RAMALLAH, West Bank – President Bush's top diplomat tried to assure Palestinians on Sunday she has heard their demands for a stronger U.S. hand to guide peace efforts with Israel. Secretary of State Condoleezza Rice, however, offered no new plans and gave few clues to how she views recent initiatives proposed by others.
"I have heard loud and clear the call for deeper American engagement in these processes," she said after meeting with Palestinian President Mahmoud Abbas. "You will have my commitment to do precisely that."
Seeking to strengthen Abbas in his power struggle with the Palestinian Hamas faction, Rice said it is time "to look at the political horizon and begin to show to the Palestinian people how we might move toward a Palestinian state."
A proposed $85 million grant to train and equip the historically troubled security service loyal to Abbas would come with strings attached, Rice said. A State Department official said none of the money would go to purchase weapons. Abbas promised the money would not be misused.
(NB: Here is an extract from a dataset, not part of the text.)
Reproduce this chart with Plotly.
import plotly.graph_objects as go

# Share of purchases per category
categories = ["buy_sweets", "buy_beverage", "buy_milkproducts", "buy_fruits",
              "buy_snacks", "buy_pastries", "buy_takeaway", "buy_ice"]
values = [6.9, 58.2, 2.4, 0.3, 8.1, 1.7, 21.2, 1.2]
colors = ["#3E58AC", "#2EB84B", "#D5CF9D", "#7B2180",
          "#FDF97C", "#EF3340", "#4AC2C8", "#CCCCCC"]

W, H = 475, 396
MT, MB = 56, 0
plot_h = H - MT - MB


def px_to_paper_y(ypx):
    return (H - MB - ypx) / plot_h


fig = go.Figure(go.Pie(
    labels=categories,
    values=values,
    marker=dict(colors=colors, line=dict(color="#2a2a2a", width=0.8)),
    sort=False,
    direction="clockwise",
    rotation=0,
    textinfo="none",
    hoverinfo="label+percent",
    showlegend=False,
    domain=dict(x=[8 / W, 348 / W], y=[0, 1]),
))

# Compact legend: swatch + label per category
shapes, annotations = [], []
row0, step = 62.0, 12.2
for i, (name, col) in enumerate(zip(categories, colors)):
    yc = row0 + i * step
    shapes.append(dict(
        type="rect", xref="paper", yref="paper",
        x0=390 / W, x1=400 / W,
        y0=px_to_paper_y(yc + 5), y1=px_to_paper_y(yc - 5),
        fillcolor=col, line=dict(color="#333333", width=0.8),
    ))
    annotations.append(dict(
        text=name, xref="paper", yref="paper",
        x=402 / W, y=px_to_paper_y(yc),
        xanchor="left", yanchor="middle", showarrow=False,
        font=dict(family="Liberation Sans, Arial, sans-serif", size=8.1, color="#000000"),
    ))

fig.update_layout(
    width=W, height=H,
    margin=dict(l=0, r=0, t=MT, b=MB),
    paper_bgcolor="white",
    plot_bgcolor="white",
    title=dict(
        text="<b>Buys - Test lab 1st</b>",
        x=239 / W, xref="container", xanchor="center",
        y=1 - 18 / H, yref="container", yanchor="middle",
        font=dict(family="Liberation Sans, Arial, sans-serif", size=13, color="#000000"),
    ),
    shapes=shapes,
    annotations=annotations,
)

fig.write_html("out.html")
The Palestinian leader, whose Fatah faction lost elections a year ago to the Islamic militants of Hamas, said the weapons were needed to impose order after weeks of Fatah-Hamas fighting that has killed 35 people.
The dispute has alarmed some of Abbas' Arab neighbors, including Jordan's King Abdullah II. He has warned of the possibility of three civil wars in the Middle East — in Iraq, the Palestinian territories and Lebanon — and asked for renewed U.S. diplomacy.
Rice had dinner with the king in the Amman, Jordanian capital. It was her first session of the week with Arab leaders who intend to press her to reinvigorate the Israeli-Palestinian peace process.
The king also warned that Iraqi reconciliation would fail if Sunni Iraqis were not engaged in their country's decision-making.
"Any political process that doesn't ensure the participation of all segments of Iraqi society will fail and will lead to more violence," Abdullah told Rice, according to a statement by his press office.
"As a key component of the Iraqi social fabric, the Iraqi Sunni community must be included as partners in building Iraq's future," said the king, a leading U.S. ally in the Mideast.
Along with other U.S. allies like Egypt and Saudi Arabia, Jordan is concerned about the growing Shiite Muslim influence, stretching from Iran through Iraq, Syria and Lebanon. The fear is that the hardline Tehran government will dominate the Mideast and give rise to more extremism, jeopardizing a Mideast settlement and threatening those nations.
Despite signs of life in the moribund Israeli-Palestinian peace process, Rice encountered skepticism from both sides in two days of meetings with Israeli and Palestinian leaders.
Abbas rejected one idea Sunday that Israel considers promising: the establishment of a provisional Palestinian state in temporary borders.
Abbas also complained to Rice that Israel has not followed through on promises made at his much-awaited meeting with Israeli Prime Minister Ehud Olmert last month.
Israeli media reported that hardline deputy prime minister, Avigdor Lieberman, told Rice that the Israeli Army will have to re-enter the Gaza Strip at some point, and that 30,000 U.N. troops are needed to secure the chaotic Palestinian territory on Israel's southern flank.
Lieberman has in the past said Israel should assassinate Hamas' leadership, ignore the moderate Palestinian president and walk away from international peace efforts. His ideas do not necessarily carry weight, but Rice defended the decision to meet with him.
"I'm going to enlist the support of anybody I can to try and move forward a Palestinian state living at peace side by side with Israel," Rice said. "That is the goal here."
Rice tried to lower expectations for talks meant to help frame possible peace initiatives for Bush's remaining two years in office. Various ideas under consideration would rearrange elements of a U.S.-backed peace plan dormant since its release in 2003.
Rice said the United States wants to "accelerate" the peace plan, but she has not given specifics.
The plan envisions a three-stage, three-year program to create an independent Palestinian state in the West Bank and the Gaza Strip. The step-by-step approach seeks specific concessions from both sides before moving to new issues, meaning it quickly can bog down if the conditions are not met.
Before Rice arrived, Israeli Foreign Minister Tzipi Livni had seemed to endorse the notion of skipping some of the elements of the plan's first phase and jumping to the second phase, which would set up a placeholder state with temporary borders.
Livni gave a much vaguer description of that idea in a session with Rice on Saturday. Although Rice has not ruled it out, she has not explained how it would fit into the overall deal.
Palestinian officials in recent weeks have grown wary of the idea, believing it would enable Israel to usurp much of the West Bank, where Israel continues to build Jewish settlements.